# Task objective
Make an exact copy, from the records below, of the lines from the line containing "Rebuild this chart" to the line containing "W, H = 1283, 942", both lines included, excluding pictures.

►

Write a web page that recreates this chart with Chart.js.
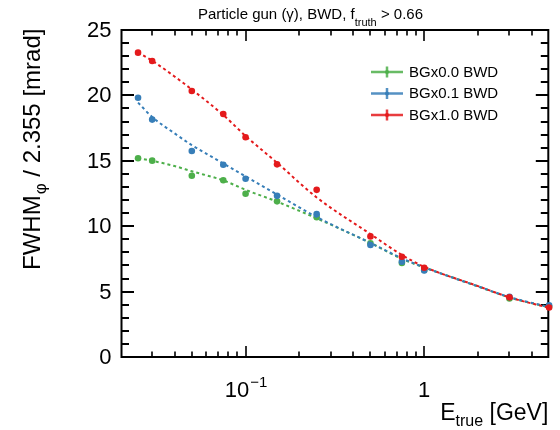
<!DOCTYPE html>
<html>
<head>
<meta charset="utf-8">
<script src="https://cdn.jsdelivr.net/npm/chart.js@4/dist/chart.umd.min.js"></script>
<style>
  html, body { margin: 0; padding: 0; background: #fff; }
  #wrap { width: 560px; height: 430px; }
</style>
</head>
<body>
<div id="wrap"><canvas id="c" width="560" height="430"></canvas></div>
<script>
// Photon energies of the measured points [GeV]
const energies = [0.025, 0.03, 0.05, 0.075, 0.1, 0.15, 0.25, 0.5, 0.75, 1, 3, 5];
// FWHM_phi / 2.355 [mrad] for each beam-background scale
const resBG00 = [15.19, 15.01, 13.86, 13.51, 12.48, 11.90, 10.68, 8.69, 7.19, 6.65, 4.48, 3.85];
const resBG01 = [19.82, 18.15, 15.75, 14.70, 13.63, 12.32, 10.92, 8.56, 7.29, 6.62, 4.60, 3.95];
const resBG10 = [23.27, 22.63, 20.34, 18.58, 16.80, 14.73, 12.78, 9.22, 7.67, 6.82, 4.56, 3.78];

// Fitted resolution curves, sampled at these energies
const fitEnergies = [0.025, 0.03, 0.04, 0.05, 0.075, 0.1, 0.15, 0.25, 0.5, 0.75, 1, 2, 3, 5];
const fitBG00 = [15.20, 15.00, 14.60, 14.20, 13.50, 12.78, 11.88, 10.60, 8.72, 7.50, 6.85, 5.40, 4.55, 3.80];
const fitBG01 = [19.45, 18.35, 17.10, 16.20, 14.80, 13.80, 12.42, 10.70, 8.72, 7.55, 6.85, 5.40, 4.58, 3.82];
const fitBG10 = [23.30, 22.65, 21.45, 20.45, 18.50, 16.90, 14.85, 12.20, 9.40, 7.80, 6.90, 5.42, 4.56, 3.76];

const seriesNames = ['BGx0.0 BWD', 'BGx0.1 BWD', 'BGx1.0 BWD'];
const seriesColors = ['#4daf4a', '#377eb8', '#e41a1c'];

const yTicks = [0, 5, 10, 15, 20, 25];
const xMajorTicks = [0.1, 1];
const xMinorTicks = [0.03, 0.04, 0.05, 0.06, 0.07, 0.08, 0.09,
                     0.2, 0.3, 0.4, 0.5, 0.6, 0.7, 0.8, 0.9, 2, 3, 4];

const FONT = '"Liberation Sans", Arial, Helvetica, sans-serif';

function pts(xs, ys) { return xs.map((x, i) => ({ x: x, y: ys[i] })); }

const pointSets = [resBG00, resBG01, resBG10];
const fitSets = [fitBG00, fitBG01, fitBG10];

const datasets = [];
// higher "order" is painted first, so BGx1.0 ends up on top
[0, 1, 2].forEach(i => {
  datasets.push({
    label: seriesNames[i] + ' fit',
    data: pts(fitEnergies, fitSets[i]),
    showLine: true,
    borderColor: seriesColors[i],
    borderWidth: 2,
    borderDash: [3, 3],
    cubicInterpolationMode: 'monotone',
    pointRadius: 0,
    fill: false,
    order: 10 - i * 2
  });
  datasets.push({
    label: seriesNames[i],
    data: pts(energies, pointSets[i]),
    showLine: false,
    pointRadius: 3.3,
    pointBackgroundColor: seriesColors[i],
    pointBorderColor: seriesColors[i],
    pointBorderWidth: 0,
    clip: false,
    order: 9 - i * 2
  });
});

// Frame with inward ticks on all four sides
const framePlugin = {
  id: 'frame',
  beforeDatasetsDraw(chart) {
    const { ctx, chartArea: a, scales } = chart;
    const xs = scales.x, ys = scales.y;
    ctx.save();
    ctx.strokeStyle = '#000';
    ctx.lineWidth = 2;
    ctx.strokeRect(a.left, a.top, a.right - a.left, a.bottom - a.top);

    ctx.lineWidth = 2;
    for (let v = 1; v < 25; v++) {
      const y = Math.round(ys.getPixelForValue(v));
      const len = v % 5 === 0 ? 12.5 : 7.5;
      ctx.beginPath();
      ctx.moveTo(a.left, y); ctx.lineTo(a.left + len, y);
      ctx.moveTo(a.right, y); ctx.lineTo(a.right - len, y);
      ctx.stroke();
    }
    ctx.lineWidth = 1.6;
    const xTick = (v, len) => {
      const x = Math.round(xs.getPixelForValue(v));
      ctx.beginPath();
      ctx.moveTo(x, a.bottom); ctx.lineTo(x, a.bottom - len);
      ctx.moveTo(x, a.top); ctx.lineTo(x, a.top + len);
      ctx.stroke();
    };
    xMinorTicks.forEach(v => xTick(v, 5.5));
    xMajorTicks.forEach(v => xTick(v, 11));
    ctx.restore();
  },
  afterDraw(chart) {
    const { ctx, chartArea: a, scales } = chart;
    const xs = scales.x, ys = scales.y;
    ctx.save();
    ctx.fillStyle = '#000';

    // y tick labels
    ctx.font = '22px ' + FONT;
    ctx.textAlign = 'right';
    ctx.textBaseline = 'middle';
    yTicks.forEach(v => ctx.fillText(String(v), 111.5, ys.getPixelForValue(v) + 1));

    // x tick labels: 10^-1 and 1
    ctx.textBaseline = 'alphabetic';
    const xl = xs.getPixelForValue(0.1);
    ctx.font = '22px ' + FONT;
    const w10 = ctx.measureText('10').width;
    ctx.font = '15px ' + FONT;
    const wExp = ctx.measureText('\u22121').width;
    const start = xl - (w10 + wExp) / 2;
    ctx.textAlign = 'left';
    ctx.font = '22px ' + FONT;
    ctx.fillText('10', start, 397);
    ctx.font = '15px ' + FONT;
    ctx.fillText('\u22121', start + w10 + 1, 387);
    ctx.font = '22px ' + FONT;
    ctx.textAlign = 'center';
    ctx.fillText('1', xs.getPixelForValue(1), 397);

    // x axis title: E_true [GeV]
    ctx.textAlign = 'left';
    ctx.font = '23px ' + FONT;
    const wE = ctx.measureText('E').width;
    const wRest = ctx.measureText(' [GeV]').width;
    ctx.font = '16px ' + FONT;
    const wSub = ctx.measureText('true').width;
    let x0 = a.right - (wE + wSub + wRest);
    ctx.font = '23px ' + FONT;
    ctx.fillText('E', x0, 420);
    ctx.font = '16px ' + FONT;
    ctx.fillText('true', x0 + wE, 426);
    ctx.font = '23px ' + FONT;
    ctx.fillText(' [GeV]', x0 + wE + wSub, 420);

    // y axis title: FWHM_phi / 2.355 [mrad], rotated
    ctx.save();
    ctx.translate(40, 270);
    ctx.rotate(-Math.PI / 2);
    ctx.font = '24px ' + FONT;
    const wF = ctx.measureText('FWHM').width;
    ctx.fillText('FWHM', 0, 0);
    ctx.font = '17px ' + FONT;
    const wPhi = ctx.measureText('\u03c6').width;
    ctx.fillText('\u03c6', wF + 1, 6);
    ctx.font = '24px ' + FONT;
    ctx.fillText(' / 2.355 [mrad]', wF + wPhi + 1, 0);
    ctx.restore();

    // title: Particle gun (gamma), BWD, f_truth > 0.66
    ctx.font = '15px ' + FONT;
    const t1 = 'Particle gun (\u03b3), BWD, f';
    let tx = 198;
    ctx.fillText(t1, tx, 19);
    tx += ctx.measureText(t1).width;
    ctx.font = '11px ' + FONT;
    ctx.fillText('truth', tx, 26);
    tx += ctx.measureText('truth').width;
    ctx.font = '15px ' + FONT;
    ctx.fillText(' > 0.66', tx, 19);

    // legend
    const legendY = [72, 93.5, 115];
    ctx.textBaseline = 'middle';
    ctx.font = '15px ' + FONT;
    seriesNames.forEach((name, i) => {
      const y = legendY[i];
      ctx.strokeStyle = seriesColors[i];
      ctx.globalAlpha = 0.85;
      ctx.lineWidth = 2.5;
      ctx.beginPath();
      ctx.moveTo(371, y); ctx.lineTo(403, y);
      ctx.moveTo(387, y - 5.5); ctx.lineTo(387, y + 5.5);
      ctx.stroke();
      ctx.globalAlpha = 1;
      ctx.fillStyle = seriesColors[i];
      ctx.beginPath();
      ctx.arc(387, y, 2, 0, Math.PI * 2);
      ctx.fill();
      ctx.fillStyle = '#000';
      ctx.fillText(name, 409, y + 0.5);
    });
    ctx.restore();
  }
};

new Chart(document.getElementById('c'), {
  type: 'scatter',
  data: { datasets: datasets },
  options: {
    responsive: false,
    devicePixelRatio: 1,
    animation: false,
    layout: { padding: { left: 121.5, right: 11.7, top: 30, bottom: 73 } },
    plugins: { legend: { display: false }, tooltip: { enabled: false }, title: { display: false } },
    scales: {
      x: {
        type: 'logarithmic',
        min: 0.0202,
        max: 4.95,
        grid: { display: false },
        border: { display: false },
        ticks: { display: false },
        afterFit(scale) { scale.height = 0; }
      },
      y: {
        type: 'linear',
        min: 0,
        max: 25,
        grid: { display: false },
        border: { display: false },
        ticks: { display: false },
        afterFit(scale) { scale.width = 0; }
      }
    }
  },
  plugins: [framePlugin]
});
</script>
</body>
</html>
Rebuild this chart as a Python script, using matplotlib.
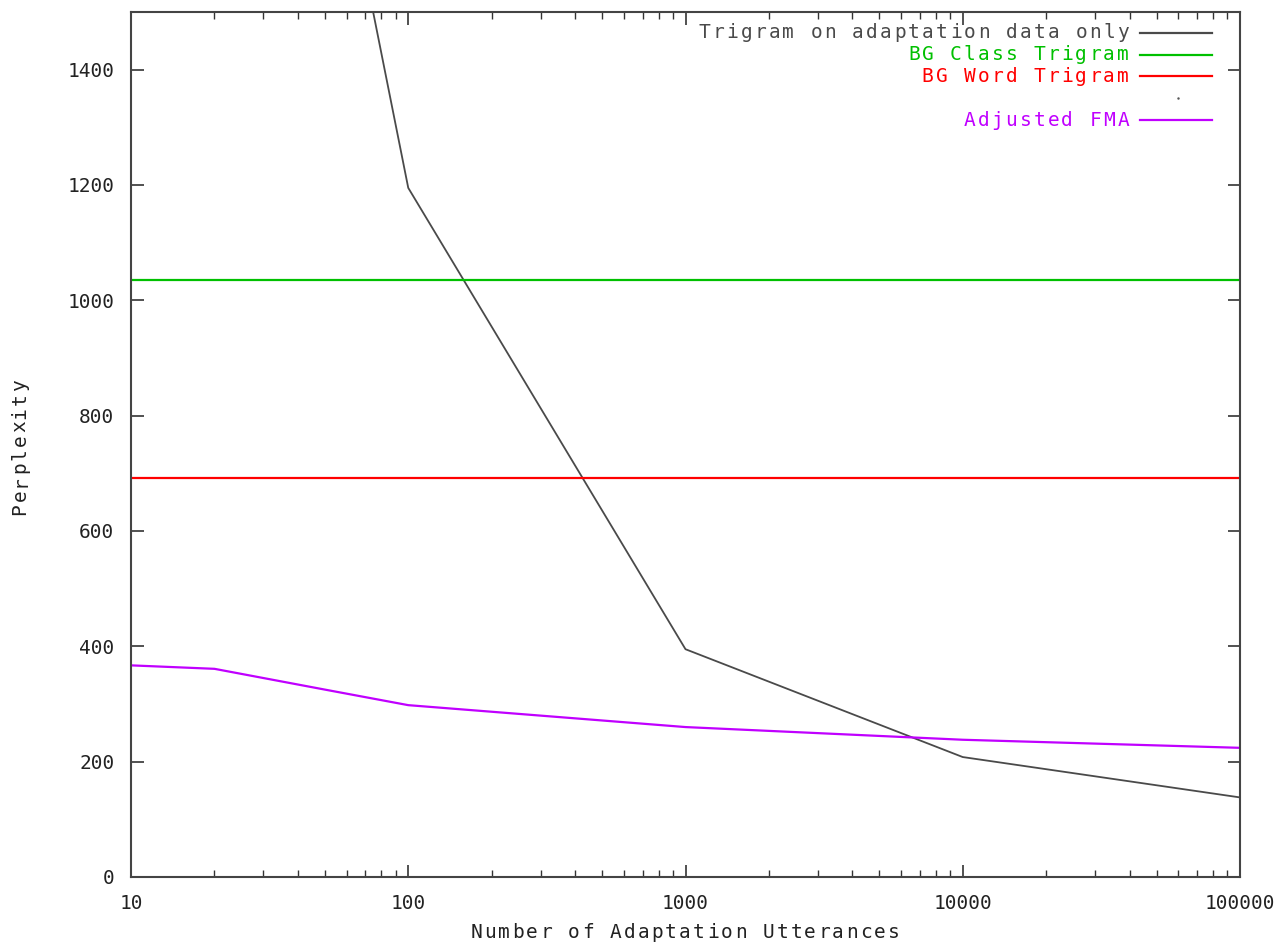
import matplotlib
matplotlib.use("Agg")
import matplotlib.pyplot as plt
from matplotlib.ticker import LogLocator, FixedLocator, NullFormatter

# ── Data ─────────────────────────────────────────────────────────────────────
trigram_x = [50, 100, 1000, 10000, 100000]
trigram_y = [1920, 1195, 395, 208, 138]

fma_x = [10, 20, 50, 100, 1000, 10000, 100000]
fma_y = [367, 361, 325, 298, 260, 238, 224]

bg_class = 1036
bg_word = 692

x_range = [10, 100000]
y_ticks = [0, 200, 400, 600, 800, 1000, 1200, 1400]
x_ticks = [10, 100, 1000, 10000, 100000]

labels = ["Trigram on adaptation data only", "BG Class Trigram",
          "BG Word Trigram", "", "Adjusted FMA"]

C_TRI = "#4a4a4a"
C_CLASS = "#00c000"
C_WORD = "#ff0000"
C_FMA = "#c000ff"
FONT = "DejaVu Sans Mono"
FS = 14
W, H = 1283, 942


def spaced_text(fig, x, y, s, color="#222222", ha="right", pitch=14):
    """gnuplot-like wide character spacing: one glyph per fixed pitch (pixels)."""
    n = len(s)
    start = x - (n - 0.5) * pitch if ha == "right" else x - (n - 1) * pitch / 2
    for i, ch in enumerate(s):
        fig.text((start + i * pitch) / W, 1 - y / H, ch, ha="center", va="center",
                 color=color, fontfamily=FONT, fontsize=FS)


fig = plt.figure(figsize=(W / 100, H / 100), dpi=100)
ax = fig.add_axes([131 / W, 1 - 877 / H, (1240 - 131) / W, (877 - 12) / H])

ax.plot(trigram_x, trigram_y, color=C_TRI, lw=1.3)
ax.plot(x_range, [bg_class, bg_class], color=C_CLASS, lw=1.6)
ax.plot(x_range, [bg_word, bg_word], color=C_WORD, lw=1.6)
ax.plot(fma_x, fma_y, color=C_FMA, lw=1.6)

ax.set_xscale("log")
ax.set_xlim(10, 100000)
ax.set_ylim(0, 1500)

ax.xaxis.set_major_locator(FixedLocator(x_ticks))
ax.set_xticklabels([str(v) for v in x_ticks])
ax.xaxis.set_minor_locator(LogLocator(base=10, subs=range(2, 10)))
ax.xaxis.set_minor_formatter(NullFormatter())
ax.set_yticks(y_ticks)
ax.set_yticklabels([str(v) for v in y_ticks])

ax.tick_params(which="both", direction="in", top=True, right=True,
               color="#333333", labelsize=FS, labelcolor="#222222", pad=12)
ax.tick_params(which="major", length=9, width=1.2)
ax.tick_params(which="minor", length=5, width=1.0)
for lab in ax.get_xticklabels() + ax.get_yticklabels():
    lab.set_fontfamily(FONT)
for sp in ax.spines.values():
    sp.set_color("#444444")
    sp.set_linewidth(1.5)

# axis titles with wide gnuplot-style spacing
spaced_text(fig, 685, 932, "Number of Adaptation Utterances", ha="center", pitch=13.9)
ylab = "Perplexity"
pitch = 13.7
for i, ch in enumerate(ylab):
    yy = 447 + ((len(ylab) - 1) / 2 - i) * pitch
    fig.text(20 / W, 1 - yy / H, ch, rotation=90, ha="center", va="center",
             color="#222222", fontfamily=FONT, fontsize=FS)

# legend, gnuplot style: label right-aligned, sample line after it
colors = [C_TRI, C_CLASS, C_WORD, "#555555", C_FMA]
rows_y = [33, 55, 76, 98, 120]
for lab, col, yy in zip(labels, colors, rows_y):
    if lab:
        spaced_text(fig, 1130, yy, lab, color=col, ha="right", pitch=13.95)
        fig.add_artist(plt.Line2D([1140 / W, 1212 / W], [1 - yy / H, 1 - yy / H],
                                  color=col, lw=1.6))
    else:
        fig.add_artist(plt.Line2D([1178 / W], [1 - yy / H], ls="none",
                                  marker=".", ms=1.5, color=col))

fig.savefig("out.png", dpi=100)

◄

# Solution
Rebuild this chart as a Python script, using matplotlib.
import matplotlib
matplotlib.use("Agg")
import matplotlib.pyplot as plt
from matplotlib.ticker import LogLocator, FixedLocator, NullFormatter

# ── Data ─────────────────────────────────────────────────────────────────────
trigram_x = [50, 100, 1000, 10000, 100000]
trigram_y = [1920, 1195, 395, 208, 138]

fma_x = [10, 20, 50, 100, 1000, 10000, 100000]
fma_y = [367, 361, 325, 298, 260, 238, 224]

bg_class = 1036
bg_word = 692

x_range = [10, 100000]
y_ticks = [0, 200, 400, 600, 800, 1000, 1200, 1400]
x_ticks = [10, 100, 1000, 10000, 100000]

labels = ["Trigram on adaptation data only", "BG Class Trigram",
          "BG Word Trigram", "", "Adjusted FMA"]

C_TRI = "#4a4a4a"
C_CLASS = "#00c000"
C_WORD = "#ff0000"
C_FMA = "#c000ff"
FONT = "DejaVu Sans Mono"
FS = 14
W, H = 1283, 942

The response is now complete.